Counties invest heavily in extension. Locals are not happy with what they see as a “top-down” process. For example, Buffalo County recently passed a resolution, calling the planning process “flawed, not transparent… reorganization plan imposes a drastic and reckless change…” The board calls on UW Extension administration to retract the plan and “engage Counties/Tribes as equal partners.”

Dunn County passed a different resolution, calling for Dunn to be the hub of a region to include Eau Claire and Chippewa counties. Being a hub would put resources in Menomonie. It was unclear how to accomplish this with Eau Claire and Chippewa residents likely wanting the same.

Dunn County Supervisors at the meeting expressed concern about supervision of Extension staff through county board committees. One board member said, “We now have monthly meetings with staff. How do we maintain relationships? Now we have constant feedback. That will soften.”
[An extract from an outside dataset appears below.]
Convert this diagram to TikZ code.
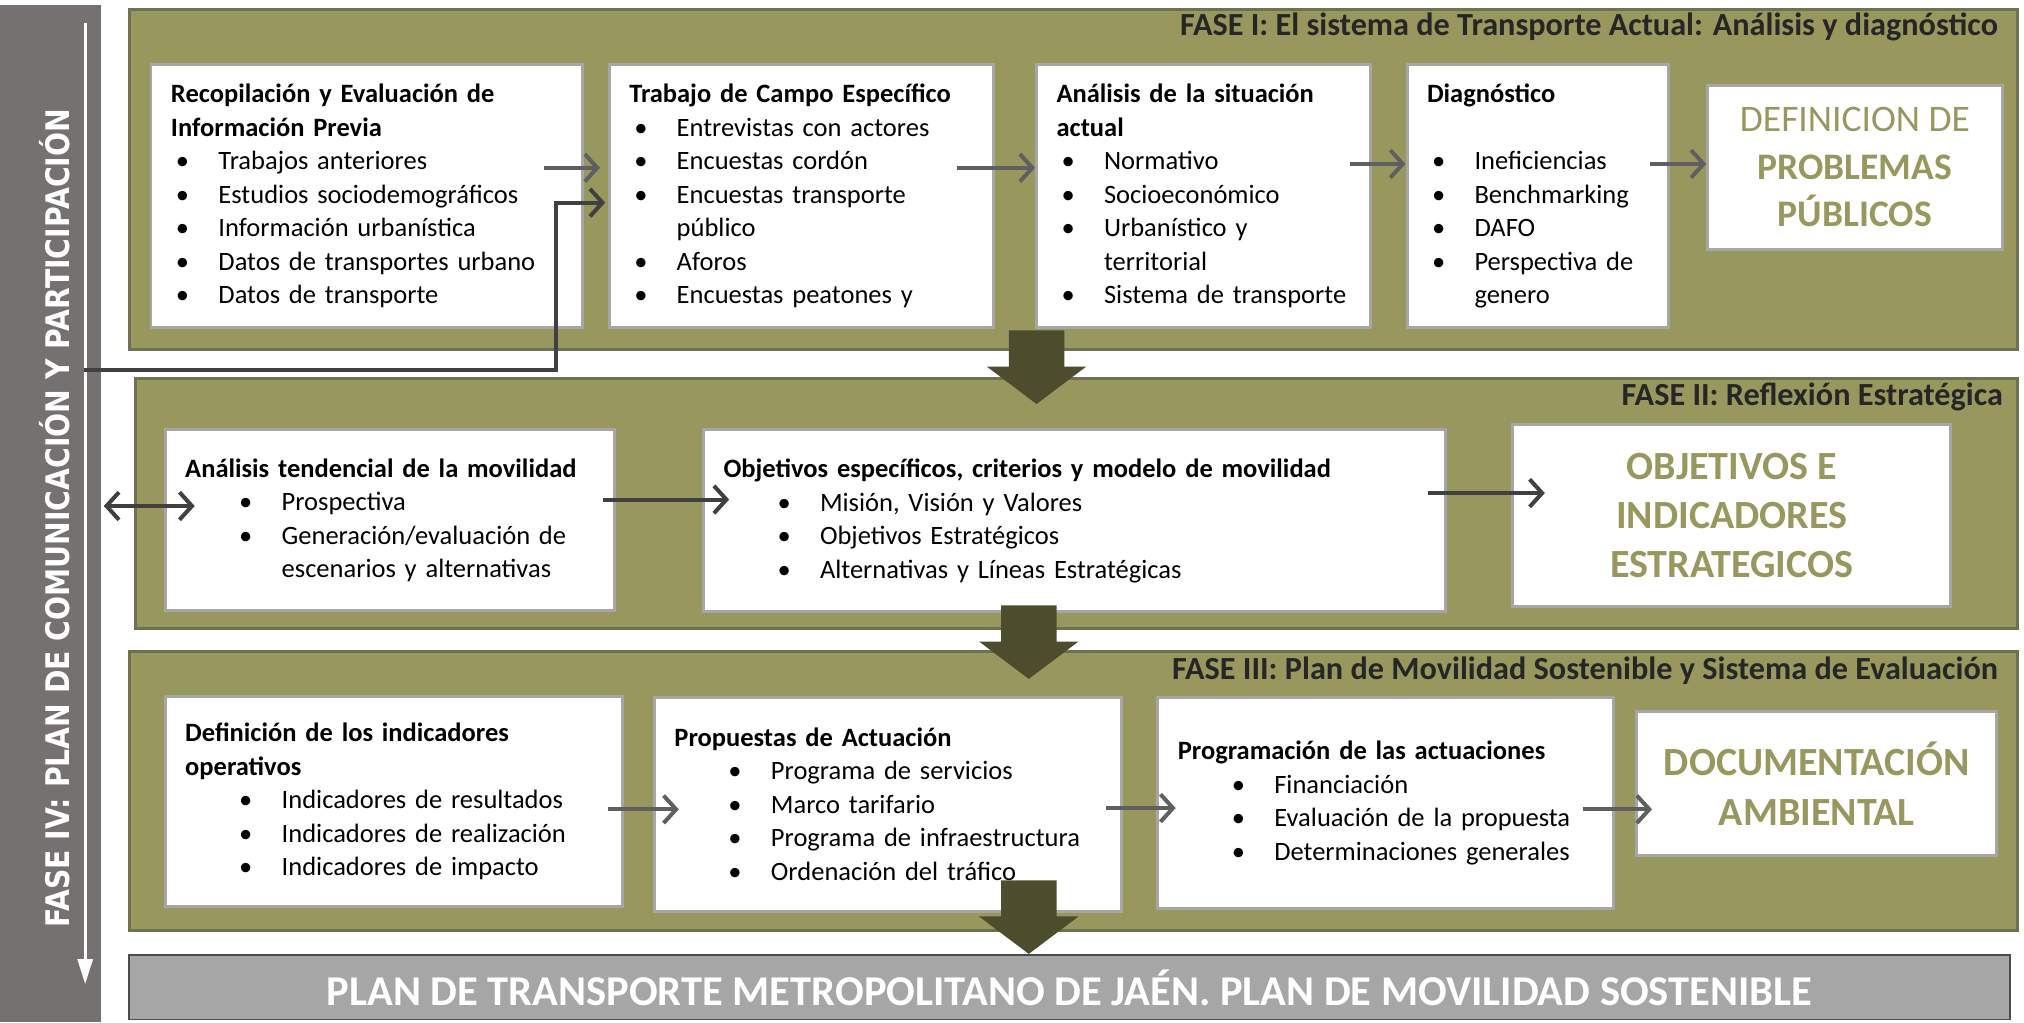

Julie’s answer was not comforting. “Reality is things will change,” she said, “There is a sense of loss and [loss of] a really good relationship.”

Most of us take for granted services that have existed for a century. Few realized deep cuts to the UW System could mean no local staff person to help organize 4H clubs or provide support for county fairs - so much a staple of Wisconsin rural life.

Julie told the crowd, “People didn’t know Extension was connected to the UW.” She added, “If anything, this budget has taught us that people’s first entry into the UW System is a [county] fair or 4H.”

Cuts to the UW System are deep. Majority lawmakers voted last summer to make $250 million in cuts to the UW System’s base budget. Cuts came on top of tuition freezes and many prior losses of state support. Every UW campus is struggling with fewer staff, programs, and money for maintenance and facilities.

For some in the Menomonie audience, cuts to the UW System had seemed distant. Until they realized this could mean an end to 4H, as we know it now.

I talked with local residents after the meeting. A Menomonie schoolteacher who asked about youth being a part of the decision-making told me, “I’m tired of going to meetings that feel like wakes.”

One supervisor summed up things best, “We’re just not investing our resources in the right places. The general public is not paying attention. They don’t realize what’s happening until it touches them.”

As I left, I admired the youth art hanging in the halls. I walked past a conference room bustling with noisy, happy adolescent girls working together. The sign on the door said “Horse Project 4H Meeting.”

I wondered if any of the girls or their parents knew of the meeting I attended about cuts affecting a program about which they are passionate. If they had the opportunity to choose a budget priority, would they have chosen differently?